In (Biographical) Limbo − Experiencing Ongoing Syrian State Violence in Exile

Tuesday, 8 July 2025: 11:00
Location: FSE014 (Faculty of Education Sciences (FSE))
Oral Presentation
Verena MUCKERMANN, Ruhr-University Bochum, Germany
While there is already extensive literature on approaches to transitional justice for dealing with violent pasts, even in this established academic field, contributions from diasporas are generally underrepresented. Moreover, all these approaches require − by definition − an end to violence. Yet, for the increasing group of internationally displaced persons of protracted conflicts or ongoing dictatorships, this end is often unforeseeable, which requires new strategies to articulate and recognize their suffering.

Based on ethnographic research, narrative interviews and group discussions with Syrian refugees in Germany, this doctoral project asks how exiled Syrians deal with the impacts of ongoing collective experiences of state violence in Syria. It focuses on people who fled the direct threat of violence since 2011, but who remain displaced from their homes for (at least) as long as the violence continues. They find themselves in a complex position between the individual challenges of finding their way in a new country, dealing with past violence they suffered themselves, and the ongoing concern for those remaining exposed to state violence in Syria. This, as an ongoing phenomenon, is hard to integrate into biographical narrations or collective memories.
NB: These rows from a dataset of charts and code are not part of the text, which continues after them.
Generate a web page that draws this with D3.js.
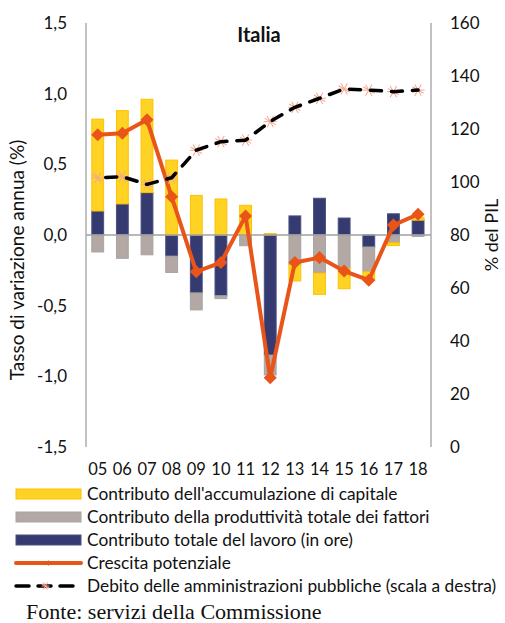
<!DOCTYPE html>
<html>
<head>
<meta charset="utf-8">
<script src="https://cdn.jsdelivr.net/npm/d3@7"></script>
<style>
  html, body { margin: 0; padding: 0; background: #fff; }
  svg { display: block; }
</style>
</head>
<body>
<svg id="chart" width="505" height="623"></svg>
<script>
// Years (2005-2018)
const years = ["05","06","07","08","09","10","11","12","13","14","15","16","17","18"];

// Contributions to potential growth (percentage points)
const labour  = [0.17, 0.22, 0.30, -0.15, -0.41, -0.43, 0.00, -0.85, 0.135, 0.26, 0.12, -0.085, 0.15, 0.105];
const tfp     = [-0.12, -0.165, -0.14, -0.115, -0.12, -0.02, -0.076, -0.14, -0.21, -0.27, -0.235, -0.175, -0.055, -0.01];
const capital = [0.65, 0.66, 0.66, 0.53, 0.28, 0.255, 0.21, 0.01, -0.115, -0.15, -0.145, -0.06, -0.02, 0.02];

// Potential growth (%)
const potential = [0.71, 0.72, 0.815, 0.27, -0.26, -0.195, 0.135, -1.01, -0.195, -0.16, -0.255, -0.32, 0.07, 0.147];

// General government debt (% of GDP, right axis)
const debt = [101.6, 102.0, 99.1, 101.6, 112.0, 115.2, 115.8, 122.8, 128.2, 131.6, 135.1, 134.7, 134.1, 134.7];

const leftTicks  = [-1.5, -1.0, -0.5, 0, 0.5, 1.0, 1.5];
const rightTicks = [0, 20, 40, 60, 80, 100, 120, 140, 160];

const legendItems = [
  "Contributo dell'accumulazione di capitale",
  "Contributo della produttività totale dei fattori",
  "Contributo totale del lavoro (in ore)",
  "Crescita potenziale",
  "Debito delle amministrazioni pubbliche (scala a destra)"
];

const colors = {
  capital: "#FFD324", capitalEdge: "#FFC000",
  tfp: "#B3A8A3", tfpEdge: "#A5A5A5",
  labour: "#353A70", labourEdge: "#4A5080",
  potential: "#E95419",
  debt: "#000000", debtMarker: "#F5A890",
  axis: "#A0A0A0"
};

const font = "Lato, 'Open Sans', sans-serif";
const svg = d3.select("#chart");

const plot = { left: 86, right: 431, top: 23, bottom: 447 };

const x = d3.scaleBand().domain(years).range([plot.left, plot.right]).paddingInner(0).paddingOuter(0);
const yL = d3.scaleLinear().domain([-1.5, 1.5]).range([plot.bottom, plot.top]);
const yR = d3.scaleLinear().domain([0, 160]).range([plot.bottom, plot.top]);
const barW = x.bandwidth() * 0.48;
const cx = d => x(d) + x.bandwidth() / 2 - 0.6;

// Stacked segments: positives stack upward, negatives downward, in series order
const seriesDefs = [
  { key: "labour", values: labour, fill: colors.labour, stroke: colors.labourEdge },
  { key: "tfp", values: tfp, fill: colors.tfp, stroke: colors.tfpEdge },
  { key: "capital", values: capital, fill: colors.capital, stroke: colors.capitalEdge }
];
const segments = [];
years.forEach((yr, i) => {
  let pos = 0, neg = 0;
  seriesDefs.forEach(s => {
    const v = s.values[i];
    let y0, y1;
    if (v >= 0) { y0 = pos; y1 = pos + v; pos = y1; }
    else { y0 = neg; y1 = neg + v; neg = y1; }
    segments.push({ year: yr, y0, y1, fill: s.fill, stroke: s.stroke });
  });
});

svg.append("g").selectAll("rect").data(segments).join("rect")
  .attr("x", d => cx(d.year) - barW / 2)
  .attr("width", barW)
  .attr("y", d => yL(Math.max(d.y0, d.y1)))
  .attr("height", d => Math.abs(yL(d.y0) - yL(d.y1)))
  .attr("fill", d => d.fill)
  .attr("stroke", d => d.stroke)
  .attr("stroke-width", 1);

// Axes
const axisG = svg.append("g");
axisG.append("line").attr("x1", plot.left).attr("x2", plot.left).attr("y1", plot.top).attr("y2", plot.bottom)
  .attr("stroke", colors.axis).attr("stroke-width", 1.3);
axisG.append("line").attr("x1", plot.right).attr("x2", plot.right).attr("y1", plot.top).attr("y2", plot.bottom)
  .attr("stroke", colors.axis).attr("stroke-width", 1.3);
axisG.append("line").attr("x1", plot.left).attr("x2", plot.right).attr("y1", yL(0)).attr("y2", yL(0))
  .attr("stroke", colors.axis).attr("stroke-width", 1.3);

const fmtL = d => d3.format(".1f")(d).replace(".", ",").replace("−", "-");
axisG.append("g").selectAll("text").data(leftTicks).join("text")
  .attr("x", 67).attr("y", d => yL(d)).attr("dy", "0.35em")
  .attr("text-anchor", "end").attr("font-family", font).attr("font-size", 17).attr("fill", "#111")
  .text(fmtL);

axisG.append("g").selectAll("text").data(rightTicks).join("text")
  .attr("x", 450).attr("y", d => yR(d)).attr("dy", "0.35em")
  .attr("text-anchor", "start").attr("font-family", font).attr("font-size", 17).attr("fill", "#111")
  .text(d => d);

axisG.append("g").selectAll("text").data(years).join("text")
  .attr("x", d => cx(d)).attr("y", 469).attr("dy", "0.35em")
  .attr("text-anchor", "middle").attr("font-family", font).attr("font-size", 16.5).attr("fill", "#111")
  .text(d => d);

svg.append("text")
  .attr("transform", `translate(24,260) rotate(-90)`)
  .attr("text-anchor", "middle").attr("font-family", font).attr("font-size", 19).attr("fill", "#111")
  .text("Tasso di variazione annua (%)");

svg.append("text")
  .attr("transform", `translate(498,235) rotate(-90)`)
  .attr("text-anchor", "middle").attr("font-family", font).attr("font-size", 18).attr("fill", "#111")
  .text("% del PIL");

svg.append("text")
  .attr("x", 259).attr("y", 41.5)
  .attr("text-anchor", "middle").attr("font-family", font).attr("font-weight", "bold")
  .attr("font-size", 20).attr("fill", "#111")
  .text("Italia");

// Potential growth line with diamond markers
const potLine = d3.line().x((d, i) => cx(years[i])).y(d => yL(d));
svg.append("path").datum(potential).attr("d", potLine)
  .attr("fill", "none").attr("stroke", colors.potential).attr("stroke-width", 4).attr("stroke-linejoin", "round");
svg.append("g").selectAll("path").data(potential).join("path")
  .attr("d", d3.symbol().type(d3.symbolSquare).size(85))
  .attr("transform", (d, i) => `translate(${cx(years[i])},${yL(d)}) rotate(45)`)
  .attr("fill", colors.potential);

// Debt line (right axis): dashed with asterisk markers
const asterisk = (g, r) => {
  [0, 60, 120].forEach(a => {
    const rad = a * Math.PI / 180;
    g.append("line")
      .attr("x1", -r * Math.sin(rad)).attr("y1", -r * Math.cos(rad))
      .attr("x2", r * Math.sin(rad)).attr("y2", r * Math.cos(rad));
  });
  g.append("line").attr("x1", -r).attr("y1", 0).attr("x2", r).attr("y2", 0);
};
const debtMarks = svg.append("g").attr("stroke", colors.debtMarker).attr("stroke-width", 1);
debt.forEach((d, i) => {
  const g = debtMarks.append("g").attr("transform", `translate(${cx(years[i])},${yR(d)}) rotate(30)`);
  asterisk(g, 6.5);
});
const debtLine = d3.line().x((d, i) => cx(years[i])).y(d => yR(d));
svg.append("path").datum(debt).attr("d", debtLine)
  .attr("fill", "none").attr("stroke", colors.debt).attr("stroke-width", 3.5)
  .attr("stroke-dasharray", "11,10").attr("stroke-dashoffset", -8).attr("stroke-linecap", "round")
  .attr("stroke-linejoin", "round");

// Legend
const leg = svg.append("g");
const rowY = [494, 517, 540, 563, 586];
const sw = { x: 16, w: 65, h: 10 };
const swatches = [
  { fill: colors.capital, stroke: colors.capitalEdge },
  { fill: colors.tfp, stroke: colors.tfpEdge },
  { fill: colors.labour, stroke: colors.labourEdge }
];
swatches.forEach((s, i) => {
  leg.append("rect").attr("x", sw.x).attr("y", rowY[i] - sw.h / 2).attr("width", sw.w).attr("height", sw.h)
    .attr("fill", s.fill).attr("stroke", s.stroke).attr("stroke-width", 1);
});
leg.append("line").attr("x1", sw.x).attr("x2", sw.x + sw.w).attr("y1", rowY[3]).attr("y2", rowY[3])
  .attr("stroke", colors.potential).attr("stroke-width", 4).attr("stroke-linecap", "round");
leg.append("path").attr("d", d3.symbol().type(d3.symbolSquare).size(14)())
  .attr("transform", `translate(${sw.x + sw.w / 2},${rowY[3]}) rotate(45)`).attr("fill", colors.potential);
leg.append("line").attr("x1", sw.x).attr("x2", sw.x + sw.w).attr("y1", rowY[4]).attr("y2", rowY[4])
  .attr("stroke", colors.debt).attr("stroke-width", 3.5).attr("stroke-dasharray", "13,9").attr("stroke-linecap", "round");
const lm = leg.append("g").attr("transform", `translate(${sw.x + sw.w / 2 - 3},${rowY[4]}) rotate(30)`)
  .attr("stroke", colors.debtMarker).attr("stroke-width", 1);
asterisk(lm, 4);

// Legend labels, slightly widened horizontally
leg.selectAll("text.lbl").data(legendItems).join("text").attr("class", "lbl")
  .attr("transform", (d, i) => `translate(87,${rowY[i]}) scale(1.03,1)`)
  .attr("dy", "0.35em")
  .attr("font-family", font).attr("font-size", 16.8).attr("fill", "#111")
  .text(d => d);

svg.append("text")
  .attr("transform", "translate(26,619) scale(1.05,1)")
  .attr("font-family", "'Liberation Serif', 'Times New Roman', serif").attr("font-size", 21).attr("fill", "#111")
  .text("Fonte: servizi della Commissione");
</script>
</body>
</html>
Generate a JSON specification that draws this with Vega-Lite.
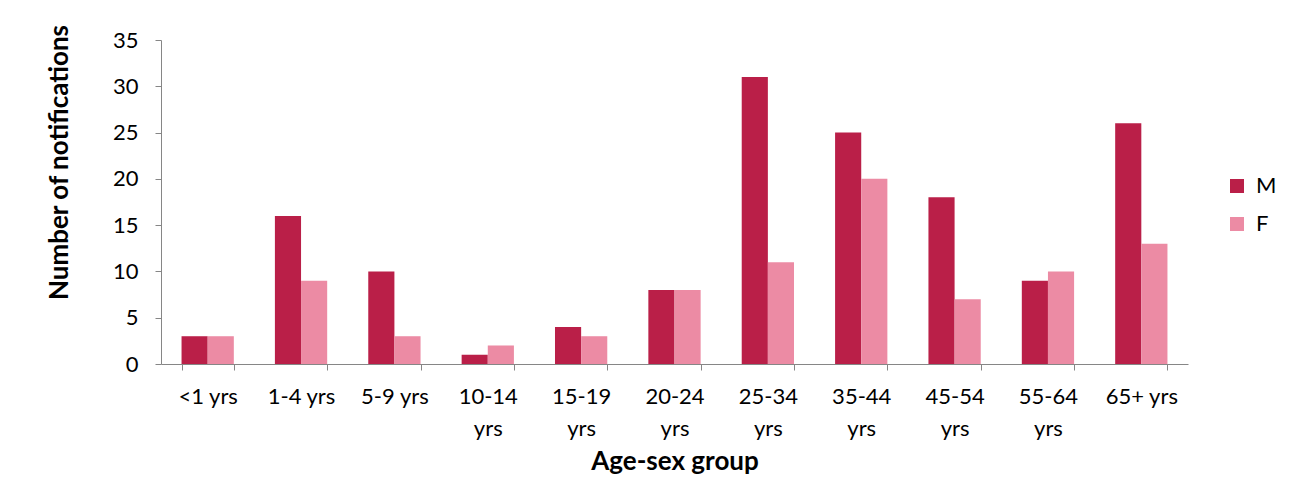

The data shows that when narrating their experiences, many exiled Syrians refer to living in a "limbo-state" between past individual and current collective experiences of violence. They position themselves dynamically in a temporal (past – present − future) and geographical dimension (Syria – flight – Germany), as well as between individual and collective interpretations of their experiences (myself – family/friends – population).

This paper sheds light on (1) the academically neglected phase of being caught up in limbo due to ongoing acts of collective violence, (2) its social consequences as well as (3) survivors’ ways of dealing with and representing their experiences of being caught up in limbo.